● Work instructions:
Write out exactly the lines of the entries below from the one holding "Write a Python script that recreates this chart with matplotlib." to the one holding "from matplotlib.offsetbox import", inclusive, and leave out all other lines.

------ Listing ------

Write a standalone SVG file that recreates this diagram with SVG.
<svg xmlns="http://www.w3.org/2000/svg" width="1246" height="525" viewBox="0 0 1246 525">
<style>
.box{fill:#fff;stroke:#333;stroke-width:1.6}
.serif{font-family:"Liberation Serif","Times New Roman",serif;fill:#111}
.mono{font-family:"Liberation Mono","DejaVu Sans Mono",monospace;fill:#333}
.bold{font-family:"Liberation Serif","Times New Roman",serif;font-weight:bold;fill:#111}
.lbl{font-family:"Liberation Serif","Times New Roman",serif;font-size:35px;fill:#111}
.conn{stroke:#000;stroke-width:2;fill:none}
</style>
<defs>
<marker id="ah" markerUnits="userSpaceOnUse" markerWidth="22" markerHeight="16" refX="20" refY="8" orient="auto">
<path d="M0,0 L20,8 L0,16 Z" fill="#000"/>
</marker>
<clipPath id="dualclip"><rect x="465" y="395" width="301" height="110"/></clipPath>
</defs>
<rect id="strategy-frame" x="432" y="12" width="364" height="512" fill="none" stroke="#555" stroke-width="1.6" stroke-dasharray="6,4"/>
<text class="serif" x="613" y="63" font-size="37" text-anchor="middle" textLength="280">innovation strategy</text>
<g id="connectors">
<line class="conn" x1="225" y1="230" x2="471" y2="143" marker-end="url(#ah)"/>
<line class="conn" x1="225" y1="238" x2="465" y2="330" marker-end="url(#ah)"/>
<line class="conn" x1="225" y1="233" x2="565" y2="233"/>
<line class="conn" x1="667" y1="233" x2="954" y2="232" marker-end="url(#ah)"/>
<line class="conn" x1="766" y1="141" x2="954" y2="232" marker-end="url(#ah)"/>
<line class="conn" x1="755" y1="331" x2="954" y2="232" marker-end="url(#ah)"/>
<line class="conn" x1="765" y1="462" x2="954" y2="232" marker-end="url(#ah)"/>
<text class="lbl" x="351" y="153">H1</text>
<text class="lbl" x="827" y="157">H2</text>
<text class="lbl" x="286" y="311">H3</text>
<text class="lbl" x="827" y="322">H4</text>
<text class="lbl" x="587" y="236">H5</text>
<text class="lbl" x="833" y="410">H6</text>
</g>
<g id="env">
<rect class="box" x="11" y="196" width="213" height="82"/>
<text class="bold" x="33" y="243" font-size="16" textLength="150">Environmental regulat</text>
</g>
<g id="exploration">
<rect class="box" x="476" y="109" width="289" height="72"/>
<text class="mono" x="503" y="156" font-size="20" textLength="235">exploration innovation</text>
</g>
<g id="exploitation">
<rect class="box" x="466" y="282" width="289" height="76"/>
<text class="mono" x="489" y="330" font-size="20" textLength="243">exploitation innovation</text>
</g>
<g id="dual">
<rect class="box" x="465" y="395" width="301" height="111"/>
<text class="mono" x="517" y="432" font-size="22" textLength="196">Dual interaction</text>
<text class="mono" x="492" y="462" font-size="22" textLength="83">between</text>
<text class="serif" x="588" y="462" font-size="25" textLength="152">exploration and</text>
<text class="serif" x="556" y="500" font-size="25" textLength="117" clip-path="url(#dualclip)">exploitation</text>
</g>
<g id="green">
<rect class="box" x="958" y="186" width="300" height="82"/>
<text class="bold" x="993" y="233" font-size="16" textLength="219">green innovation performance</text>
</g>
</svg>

------
------ Listing ------

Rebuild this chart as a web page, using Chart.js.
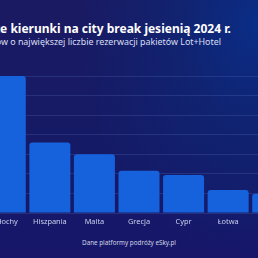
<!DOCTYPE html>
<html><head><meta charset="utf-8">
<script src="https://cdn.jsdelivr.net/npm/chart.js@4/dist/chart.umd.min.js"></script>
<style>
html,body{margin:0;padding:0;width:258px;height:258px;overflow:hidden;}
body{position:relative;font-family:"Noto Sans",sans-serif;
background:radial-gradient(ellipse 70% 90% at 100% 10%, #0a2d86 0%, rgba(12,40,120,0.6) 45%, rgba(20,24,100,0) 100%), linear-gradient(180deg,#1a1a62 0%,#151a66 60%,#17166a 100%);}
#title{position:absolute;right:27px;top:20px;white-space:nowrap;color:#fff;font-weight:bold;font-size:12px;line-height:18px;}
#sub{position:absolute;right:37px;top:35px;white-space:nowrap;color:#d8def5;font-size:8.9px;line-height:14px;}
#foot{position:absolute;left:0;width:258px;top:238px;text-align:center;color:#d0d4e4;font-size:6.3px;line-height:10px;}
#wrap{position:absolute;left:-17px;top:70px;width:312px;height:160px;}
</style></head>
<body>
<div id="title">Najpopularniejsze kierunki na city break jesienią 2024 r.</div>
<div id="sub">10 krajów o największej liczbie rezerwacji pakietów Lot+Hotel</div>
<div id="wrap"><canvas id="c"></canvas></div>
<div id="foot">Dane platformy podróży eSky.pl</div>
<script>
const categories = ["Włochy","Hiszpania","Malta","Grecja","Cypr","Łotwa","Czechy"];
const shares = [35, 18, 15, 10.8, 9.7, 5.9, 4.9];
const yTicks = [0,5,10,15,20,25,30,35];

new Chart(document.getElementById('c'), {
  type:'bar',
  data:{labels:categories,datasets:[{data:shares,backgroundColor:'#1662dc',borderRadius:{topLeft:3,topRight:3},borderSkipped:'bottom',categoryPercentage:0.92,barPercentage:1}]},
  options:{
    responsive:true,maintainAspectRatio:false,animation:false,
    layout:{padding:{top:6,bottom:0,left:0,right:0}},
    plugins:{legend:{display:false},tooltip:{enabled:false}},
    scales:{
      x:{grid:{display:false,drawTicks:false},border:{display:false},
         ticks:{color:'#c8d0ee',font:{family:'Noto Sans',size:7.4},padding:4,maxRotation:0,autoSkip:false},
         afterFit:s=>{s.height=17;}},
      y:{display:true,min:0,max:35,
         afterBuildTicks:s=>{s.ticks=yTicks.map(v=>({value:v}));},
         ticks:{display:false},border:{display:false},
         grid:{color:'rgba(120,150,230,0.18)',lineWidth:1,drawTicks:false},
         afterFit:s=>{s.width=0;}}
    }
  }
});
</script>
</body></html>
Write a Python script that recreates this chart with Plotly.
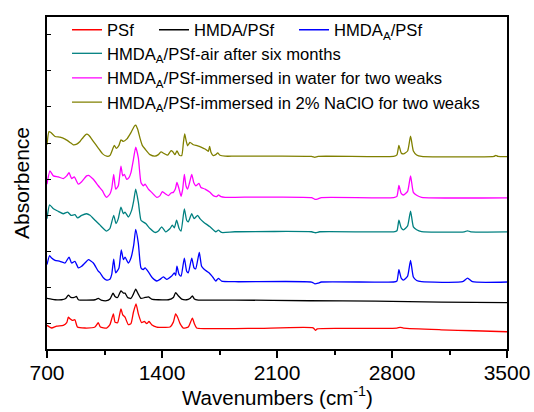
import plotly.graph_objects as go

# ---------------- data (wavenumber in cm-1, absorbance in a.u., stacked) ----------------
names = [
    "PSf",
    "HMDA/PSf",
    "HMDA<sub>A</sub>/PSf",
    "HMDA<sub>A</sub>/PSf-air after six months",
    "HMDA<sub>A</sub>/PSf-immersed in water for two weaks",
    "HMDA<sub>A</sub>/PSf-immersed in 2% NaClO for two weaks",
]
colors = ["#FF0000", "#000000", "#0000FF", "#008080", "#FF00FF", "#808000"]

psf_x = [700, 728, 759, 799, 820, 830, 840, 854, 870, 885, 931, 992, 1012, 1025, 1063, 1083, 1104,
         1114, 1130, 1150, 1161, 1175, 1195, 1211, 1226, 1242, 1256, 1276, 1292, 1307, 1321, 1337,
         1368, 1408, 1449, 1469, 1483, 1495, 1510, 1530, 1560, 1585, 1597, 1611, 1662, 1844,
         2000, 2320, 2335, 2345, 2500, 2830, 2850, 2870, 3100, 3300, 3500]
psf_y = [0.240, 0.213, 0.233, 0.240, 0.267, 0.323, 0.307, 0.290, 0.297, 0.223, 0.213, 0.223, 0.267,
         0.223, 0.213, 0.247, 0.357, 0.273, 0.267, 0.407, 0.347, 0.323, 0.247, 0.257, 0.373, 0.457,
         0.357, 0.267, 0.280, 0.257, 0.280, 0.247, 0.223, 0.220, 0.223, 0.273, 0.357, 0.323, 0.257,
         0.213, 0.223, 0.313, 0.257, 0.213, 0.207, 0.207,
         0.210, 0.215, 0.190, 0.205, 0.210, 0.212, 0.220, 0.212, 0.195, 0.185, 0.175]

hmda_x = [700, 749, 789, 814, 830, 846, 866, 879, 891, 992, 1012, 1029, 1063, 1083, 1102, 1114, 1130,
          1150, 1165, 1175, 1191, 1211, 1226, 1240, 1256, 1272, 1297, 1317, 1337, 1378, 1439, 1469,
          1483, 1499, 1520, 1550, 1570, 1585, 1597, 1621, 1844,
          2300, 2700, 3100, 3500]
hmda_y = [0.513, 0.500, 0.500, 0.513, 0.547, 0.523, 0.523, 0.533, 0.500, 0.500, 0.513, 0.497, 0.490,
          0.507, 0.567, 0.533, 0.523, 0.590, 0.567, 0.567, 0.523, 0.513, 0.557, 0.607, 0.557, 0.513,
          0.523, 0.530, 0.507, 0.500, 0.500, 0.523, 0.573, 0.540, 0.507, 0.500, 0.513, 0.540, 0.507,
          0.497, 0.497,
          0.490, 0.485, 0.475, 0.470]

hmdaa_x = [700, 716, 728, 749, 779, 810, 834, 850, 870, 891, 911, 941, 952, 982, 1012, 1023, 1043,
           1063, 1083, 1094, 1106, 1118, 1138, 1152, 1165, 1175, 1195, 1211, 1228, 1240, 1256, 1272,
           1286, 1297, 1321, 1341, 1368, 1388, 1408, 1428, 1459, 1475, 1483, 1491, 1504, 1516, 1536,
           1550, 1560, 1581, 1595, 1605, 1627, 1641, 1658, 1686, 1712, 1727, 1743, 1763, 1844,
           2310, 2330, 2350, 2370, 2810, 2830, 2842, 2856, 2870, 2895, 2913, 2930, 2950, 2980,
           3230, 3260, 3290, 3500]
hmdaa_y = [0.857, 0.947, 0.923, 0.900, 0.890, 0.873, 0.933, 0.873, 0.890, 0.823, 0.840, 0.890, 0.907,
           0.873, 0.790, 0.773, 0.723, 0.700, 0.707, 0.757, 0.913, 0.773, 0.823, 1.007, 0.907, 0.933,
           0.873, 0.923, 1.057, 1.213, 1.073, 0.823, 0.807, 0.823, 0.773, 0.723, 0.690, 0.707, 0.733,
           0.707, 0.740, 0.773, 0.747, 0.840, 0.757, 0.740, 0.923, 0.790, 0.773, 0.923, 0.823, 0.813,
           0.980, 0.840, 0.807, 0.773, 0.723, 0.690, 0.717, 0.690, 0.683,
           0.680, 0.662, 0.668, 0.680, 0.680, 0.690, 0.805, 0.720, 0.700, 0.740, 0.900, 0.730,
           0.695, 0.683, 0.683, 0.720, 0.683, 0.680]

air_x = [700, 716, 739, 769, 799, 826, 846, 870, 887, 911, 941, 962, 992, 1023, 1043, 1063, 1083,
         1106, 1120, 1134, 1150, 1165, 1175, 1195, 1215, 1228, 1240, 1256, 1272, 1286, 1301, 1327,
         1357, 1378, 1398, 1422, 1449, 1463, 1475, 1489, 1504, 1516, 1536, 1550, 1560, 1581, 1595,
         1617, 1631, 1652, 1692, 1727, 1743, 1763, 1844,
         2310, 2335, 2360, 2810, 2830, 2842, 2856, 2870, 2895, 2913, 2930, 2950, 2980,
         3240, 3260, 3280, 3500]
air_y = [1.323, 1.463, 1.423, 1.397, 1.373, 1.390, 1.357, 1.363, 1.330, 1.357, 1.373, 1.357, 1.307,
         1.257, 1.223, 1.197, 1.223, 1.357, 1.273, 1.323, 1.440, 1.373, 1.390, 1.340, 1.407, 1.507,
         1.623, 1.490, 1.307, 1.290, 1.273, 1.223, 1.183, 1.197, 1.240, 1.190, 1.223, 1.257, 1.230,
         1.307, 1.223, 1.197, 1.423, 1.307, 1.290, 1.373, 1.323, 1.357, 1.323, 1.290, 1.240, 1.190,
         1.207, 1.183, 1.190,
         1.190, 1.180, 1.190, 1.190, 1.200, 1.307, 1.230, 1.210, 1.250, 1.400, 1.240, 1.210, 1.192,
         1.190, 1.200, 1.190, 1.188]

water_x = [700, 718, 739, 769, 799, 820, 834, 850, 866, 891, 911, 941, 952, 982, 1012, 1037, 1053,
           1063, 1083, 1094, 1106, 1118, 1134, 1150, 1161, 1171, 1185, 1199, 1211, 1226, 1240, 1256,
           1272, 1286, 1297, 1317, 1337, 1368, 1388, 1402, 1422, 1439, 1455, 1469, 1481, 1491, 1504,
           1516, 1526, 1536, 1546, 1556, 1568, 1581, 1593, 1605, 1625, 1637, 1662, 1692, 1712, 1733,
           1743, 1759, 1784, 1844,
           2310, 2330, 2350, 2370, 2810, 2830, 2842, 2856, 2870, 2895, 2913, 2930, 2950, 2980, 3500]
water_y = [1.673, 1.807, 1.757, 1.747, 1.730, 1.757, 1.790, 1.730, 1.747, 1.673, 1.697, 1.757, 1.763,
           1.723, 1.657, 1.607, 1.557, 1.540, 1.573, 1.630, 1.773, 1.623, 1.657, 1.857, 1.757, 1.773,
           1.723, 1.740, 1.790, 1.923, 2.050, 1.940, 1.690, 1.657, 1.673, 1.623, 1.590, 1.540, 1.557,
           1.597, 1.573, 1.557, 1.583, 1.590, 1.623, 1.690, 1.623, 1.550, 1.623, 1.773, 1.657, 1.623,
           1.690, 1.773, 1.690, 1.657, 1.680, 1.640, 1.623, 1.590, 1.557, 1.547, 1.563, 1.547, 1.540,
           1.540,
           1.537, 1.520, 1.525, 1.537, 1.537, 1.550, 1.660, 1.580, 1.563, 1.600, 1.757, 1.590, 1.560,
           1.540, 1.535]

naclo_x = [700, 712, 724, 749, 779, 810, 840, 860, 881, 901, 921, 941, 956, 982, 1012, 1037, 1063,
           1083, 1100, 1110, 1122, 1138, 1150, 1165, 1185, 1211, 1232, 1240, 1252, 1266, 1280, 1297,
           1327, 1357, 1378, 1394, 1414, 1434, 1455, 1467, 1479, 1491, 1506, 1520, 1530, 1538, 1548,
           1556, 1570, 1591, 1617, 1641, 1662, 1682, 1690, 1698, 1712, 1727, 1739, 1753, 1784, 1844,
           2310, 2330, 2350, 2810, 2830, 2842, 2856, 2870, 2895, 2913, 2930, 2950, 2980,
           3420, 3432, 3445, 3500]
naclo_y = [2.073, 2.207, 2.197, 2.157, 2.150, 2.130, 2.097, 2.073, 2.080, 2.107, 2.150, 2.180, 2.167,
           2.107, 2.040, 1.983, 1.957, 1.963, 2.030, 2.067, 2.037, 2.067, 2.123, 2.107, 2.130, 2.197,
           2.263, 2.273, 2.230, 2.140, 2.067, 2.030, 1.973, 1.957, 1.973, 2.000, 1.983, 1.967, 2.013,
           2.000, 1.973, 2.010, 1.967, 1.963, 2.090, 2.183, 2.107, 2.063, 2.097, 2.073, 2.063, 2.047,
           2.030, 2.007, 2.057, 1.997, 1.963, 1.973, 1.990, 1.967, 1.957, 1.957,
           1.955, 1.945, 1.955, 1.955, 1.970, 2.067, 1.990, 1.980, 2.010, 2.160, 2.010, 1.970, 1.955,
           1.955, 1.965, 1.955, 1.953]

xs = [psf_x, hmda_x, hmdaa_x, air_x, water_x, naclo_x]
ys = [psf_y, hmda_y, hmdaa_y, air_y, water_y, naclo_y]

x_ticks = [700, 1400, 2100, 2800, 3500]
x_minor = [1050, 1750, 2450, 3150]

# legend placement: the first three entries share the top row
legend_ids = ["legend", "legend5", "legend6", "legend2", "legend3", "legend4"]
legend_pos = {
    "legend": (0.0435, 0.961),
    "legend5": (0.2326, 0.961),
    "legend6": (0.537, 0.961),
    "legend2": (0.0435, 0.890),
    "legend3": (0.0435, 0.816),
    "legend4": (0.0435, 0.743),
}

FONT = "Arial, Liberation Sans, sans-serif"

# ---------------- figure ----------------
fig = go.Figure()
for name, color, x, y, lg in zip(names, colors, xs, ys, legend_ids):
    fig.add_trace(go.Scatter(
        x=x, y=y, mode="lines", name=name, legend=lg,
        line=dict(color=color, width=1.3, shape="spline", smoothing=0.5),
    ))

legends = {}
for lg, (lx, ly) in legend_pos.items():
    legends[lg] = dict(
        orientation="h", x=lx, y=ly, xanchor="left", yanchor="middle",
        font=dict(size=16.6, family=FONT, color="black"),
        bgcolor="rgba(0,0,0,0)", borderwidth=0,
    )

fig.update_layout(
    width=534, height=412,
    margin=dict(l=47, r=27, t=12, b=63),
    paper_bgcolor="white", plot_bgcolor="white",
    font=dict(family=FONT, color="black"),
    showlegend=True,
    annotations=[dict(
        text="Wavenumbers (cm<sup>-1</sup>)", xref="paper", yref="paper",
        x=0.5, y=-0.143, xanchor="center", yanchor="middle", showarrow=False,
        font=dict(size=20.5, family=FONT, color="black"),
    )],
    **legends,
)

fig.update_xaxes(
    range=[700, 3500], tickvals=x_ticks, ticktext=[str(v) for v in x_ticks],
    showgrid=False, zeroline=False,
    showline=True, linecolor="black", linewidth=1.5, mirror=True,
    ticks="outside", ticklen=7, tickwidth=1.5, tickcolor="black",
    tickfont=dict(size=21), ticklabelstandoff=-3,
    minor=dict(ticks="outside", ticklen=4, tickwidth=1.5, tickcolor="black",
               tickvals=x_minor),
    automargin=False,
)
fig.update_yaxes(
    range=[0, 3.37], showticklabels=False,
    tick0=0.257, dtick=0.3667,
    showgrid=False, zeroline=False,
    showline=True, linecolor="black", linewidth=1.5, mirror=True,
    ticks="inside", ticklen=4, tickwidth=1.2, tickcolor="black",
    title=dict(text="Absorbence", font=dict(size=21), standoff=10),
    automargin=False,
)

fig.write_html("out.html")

------
------ Listing ------

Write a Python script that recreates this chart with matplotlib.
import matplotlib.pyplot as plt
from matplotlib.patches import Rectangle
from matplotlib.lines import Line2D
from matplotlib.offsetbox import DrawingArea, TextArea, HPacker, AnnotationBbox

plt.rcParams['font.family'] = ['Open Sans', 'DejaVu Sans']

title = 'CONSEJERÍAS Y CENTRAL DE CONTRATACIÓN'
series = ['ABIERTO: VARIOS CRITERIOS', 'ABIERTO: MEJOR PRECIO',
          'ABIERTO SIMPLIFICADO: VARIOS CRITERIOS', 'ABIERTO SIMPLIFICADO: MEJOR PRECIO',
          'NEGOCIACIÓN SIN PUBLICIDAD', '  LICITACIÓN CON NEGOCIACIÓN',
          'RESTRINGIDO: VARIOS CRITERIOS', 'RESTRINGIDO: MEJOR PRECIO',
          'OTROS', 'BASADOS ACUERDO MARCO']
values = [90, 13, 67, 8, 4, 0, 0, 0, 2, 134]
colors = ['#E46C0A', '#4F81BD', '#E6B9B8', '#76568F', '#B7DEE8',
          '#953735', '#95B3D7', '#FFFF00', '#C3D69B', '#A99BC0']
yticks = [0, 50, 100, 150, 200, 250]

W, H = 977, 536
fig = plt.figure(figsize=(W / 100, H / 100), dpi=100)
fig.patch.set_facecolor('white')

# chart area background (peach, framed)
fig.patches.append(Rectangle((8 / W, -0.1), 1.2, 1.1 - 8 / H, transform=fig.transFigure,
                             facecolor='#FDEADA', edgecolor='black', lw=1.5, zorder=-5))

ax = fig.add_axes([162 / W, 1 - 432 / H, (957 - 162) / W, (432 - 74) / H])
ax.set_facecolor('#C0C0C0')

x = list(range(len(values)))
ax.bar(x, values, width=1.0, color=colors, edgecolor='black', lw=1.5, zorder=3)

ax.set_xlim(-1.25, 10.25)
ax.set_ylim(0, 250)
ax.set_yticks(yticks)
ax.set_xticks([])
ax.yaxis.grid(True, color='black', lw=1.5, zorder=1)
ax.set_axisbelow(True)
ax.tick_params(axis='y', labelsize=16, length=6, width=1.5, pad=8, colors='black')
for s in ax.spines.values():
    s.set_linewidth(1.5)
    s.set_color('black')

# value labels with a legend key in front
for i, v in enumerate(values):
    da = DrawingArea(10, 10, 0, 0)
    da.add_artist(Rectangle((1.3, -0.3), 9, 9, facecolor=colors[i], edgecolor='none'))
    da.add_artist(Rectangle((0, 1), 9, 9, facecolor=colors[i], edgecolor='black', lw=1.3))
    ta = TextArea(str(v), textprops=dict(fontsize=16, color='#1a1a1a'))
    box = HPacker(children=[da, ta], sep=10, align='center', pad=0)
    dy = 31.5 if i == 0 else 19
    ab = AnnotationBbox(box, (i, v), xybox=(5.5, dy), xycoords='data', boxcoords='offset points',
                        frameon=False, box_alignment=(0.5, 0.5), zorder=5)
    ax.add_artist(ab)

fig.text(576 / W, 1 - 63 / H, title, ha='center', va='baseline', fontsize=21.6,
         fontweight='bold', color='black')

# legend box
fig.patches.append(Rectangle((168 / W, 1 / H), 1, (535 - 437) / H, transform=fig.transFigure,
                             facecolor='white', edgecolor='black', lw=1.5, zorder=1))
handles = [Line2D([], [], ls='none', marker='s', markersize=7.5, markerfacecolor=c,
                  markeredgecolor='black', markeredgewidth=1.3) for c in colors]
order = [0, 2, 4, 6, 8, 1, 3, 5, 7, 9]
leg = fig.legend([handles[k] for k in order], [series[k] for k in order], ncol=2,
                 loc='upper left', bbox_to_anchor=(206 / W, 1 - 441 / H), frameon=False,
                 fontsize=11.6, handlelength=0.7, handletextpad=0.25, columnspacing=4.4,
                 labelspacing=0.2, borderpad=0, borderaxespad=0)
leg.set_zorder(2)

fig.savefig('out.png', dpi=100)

------

● Complete answer:
Write a Python script that recreates this chart with matplotlib.
import matplotlib.pyplot as plt
from matplotlib.patches import Rectangle
from matplotlib.lines import Line2D
from matplotlib.offsetbox import DrawingArea, TextArea, HPacker, AnnotationBbox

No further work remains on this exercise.